You’d be amazed how many robovacs don’t do that. Most of them have a small water tank in the back, and keep dripping water onto their mop, extending their mopping range at the cost of the mop getting dirtier and more useless with every minute passed.
But, unusually and frankly bloody sensibly, Anker decided not to add a water tank to the eufy X9 Pro. It rinses its mops from water you load into the tank in the base station, then mops using only that water for moisture, and quite literally rinses and repeats, just like you and I would if we didn’t have robot servants to attend to our chores.
The mopping is so good on this machine, so common-sense and effective it just kills me to say the next word.
But.
But the damned thing doesn’t empty its own dustbin.
What kind of robot servant expects its master to empty the dustbin nowadays? Not many, let me tell you. Pretty well every robovac with a tower base station as big as eufy’s has a vacuum in the base station, that hoovers out the robot’s dust and stores it in a bag so you don’t have to touch it.
If you’re someone who has, say, dogs, that makes a huge difference – the difference between having a robot servant you can ignore, only attending to it a couple of times a month, and one that you have to attend to every day, or however often you make it vacuum up your filth.
I don’t know if you’ve seen one, but the dustbins in these robots are tiny, and need to be emptied a lot. There’s nothing sadder than watching a robot vacuum desperately trying to please you, cleaning your floors with a full dustbin:
Oh you poor, stupid robot. You’re going to have to do every bit of that over again, just as soon as I get one of my underlings to empty your bin.
It’s a double shame the eufy X9 Pro doesn’t empty its own dustbin because it’s a pretty decent vacuumer. The fact it’s able to lift its mops up and keep vacuuming when it encounters a rug means it’s willing and able to muck in and do a thorough job when you’ve got mixed floor surfaces, unlike some other robovacs that turn their nose up at the task.
We never tested the eufy on the red goop in this picture, but we do like the way it mops all the same.
(Yep, the Ecovacs Deebot X1 Omni is another example of a robovac that’s close to perfect: it mops well, it vacuums well, it even empties its own dustbin like a proper robot servant, but it won’t lift its mops up and it won’t even cross a rug when it has a mop attached, much less vacuum it.)
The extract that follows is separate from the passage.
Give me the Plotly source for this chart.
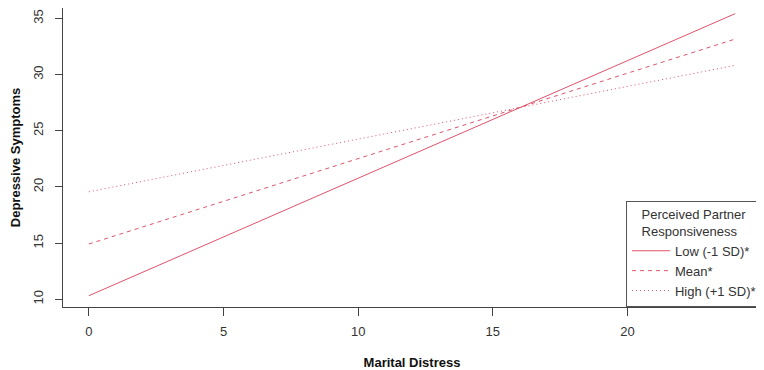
import plotly.graph_objects as go

# Data
marital_distress = [0, 24]
low_sd = [10.32, 35.42]
mean_resp = [14.92, 33.16]
high_sd = [19.57, 30.82]
series_names = ["Low (-1 SD)*", "Mean*", "High (+1 SD)*"]
x_ticks = [0, 5, 10, 15, 20]
y_ticks = [10, 15, 20, 25, 30, 35]

COLOR = "#DF536B"
FONT = "Liberation Sans, Arial, sans-serif"
TXT = "#333333"
FS = 13

fig = go.Figure()
for name, ys, dash in zip(series_names, [low_sd, mean_resp, high_sd],
                          ["solid", "4px,4px", "1px,3px"]):
    fig.add_trace(go.Scatter(x=marital_distress, y=ys, mode="lines", name=name,
                             line=dict(color=COLOR, width=1, dash=dash)))

# page body has an 8px margin, so the figure is sized to the visible area
fig.update_layout(
    width=756, height=362,
    margin=dict(l=55, r=3, t=0, b=63),
    plot_bgcolor="white", paper_bgcolor="white",
    font=dict(family=FONT, size=FS, color=TXT),
    showlegend=True,
    legend=dict(
        x=1.0014, y=0.0, xanchor="right", yanchor="bottom",
        bgcolor="white", bordercolor="#555555", borderwidth=1,
        font=dict(family=FONT, size=FS, color=TXT),
        title=dict(text="Perceived Partner<br>Responsiveness", side="top center",
                   font=dict(family=FONT, size=FS, color=TXT)),
        tracegroupgap=0, itemwidth=38,
    ),
)
fig.update_xaxes(
    range=[-0.96, 24.96], tickvals=x_ticks, showgrid=False, zeroline=False,
    automargin=False,
    showline=True, linecolor="#444444", linewidth=1,
    ticks="outside", ticklen=8, tickcolor="#444444", ticklabelstandoff=4,
    tickfont=dict(family=FONT, size=FS, color=TXT),
    title=dict(text="<b>Marital Distress</b>", standoff=20,
               font=dict(family=FONT, size=FS, color="#111111")),
)
fig.update_yaxes(
    range=[9.316, 35.925], tickvals=y_ticks, showgrid=False, zeroline=False,
    automargin=False,
    showline=True, linecolor="#444444", linewidth=1,
    ticks="outside", ticklen=7, tickcolor="#444444", tickangle=-90,
    ticklabelstandoff=7,
    tickfont=dict(family=FONT, size=FS, color=TXT),
    title=dict(text="<b>Depressive Symptoms</b>", standoff=34,
               font=dict(family=FONT, size=FS, color="#111111")),
)

fig.write_html("out.html")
There’s one other flaw with the eufy X9 Pro that gets up my nose, though in fairness it’s a flaw shared by all my would-be robot servants: it doesn’t handle houses that have multiple levels very well.
The eufy’s take on this flaw is a little unique, in that its mop-rinsing system – mop a little, rinse, mop some more, rinse etc – fights against the feature I would like to see, which is that you can pick it up, take it to another level of your house, and have it do a sensible job of cleaning that level.
What I would like to see in my perfect robot servant is this: I pick it up and take it to a different level of the Labs; it vacuums and mops as much as it can, then it returns to the exact spot I left it, notifying me it’s ready for the next step; I pick it up and take it back to its base station, where it rinses itself and notifies me when it’s done; I pick it back up again and return it to the same spot on the other floor; it resumes vacuuming and mopping where it left off.
It’s a laborious workflow, I know, but it drives me mental that no robot maker enables it.
Am I asking too much?
Anker Innovations comes closer than anyone else. The eufy does the first few steps well enough (it does hunt for its base station when it should know better, but you can’t have everything), but when I’ve returned it to its base station and it has finished rinsing its mop, it doesn’t wait for me to pick it up and return it to the level it had been working on just moments ago. It completes its rinse cycle, and immediately trundles off to “finish” cleaning the wrong floor.
Aaaaargh! It has to be me. This stuff seems so obvious to me, and yet no-one can figure it out.
eufy, empty your own stupid bust bin, keep track of which floor has the stupid base station, and you’re hired as my unpaid floor servant.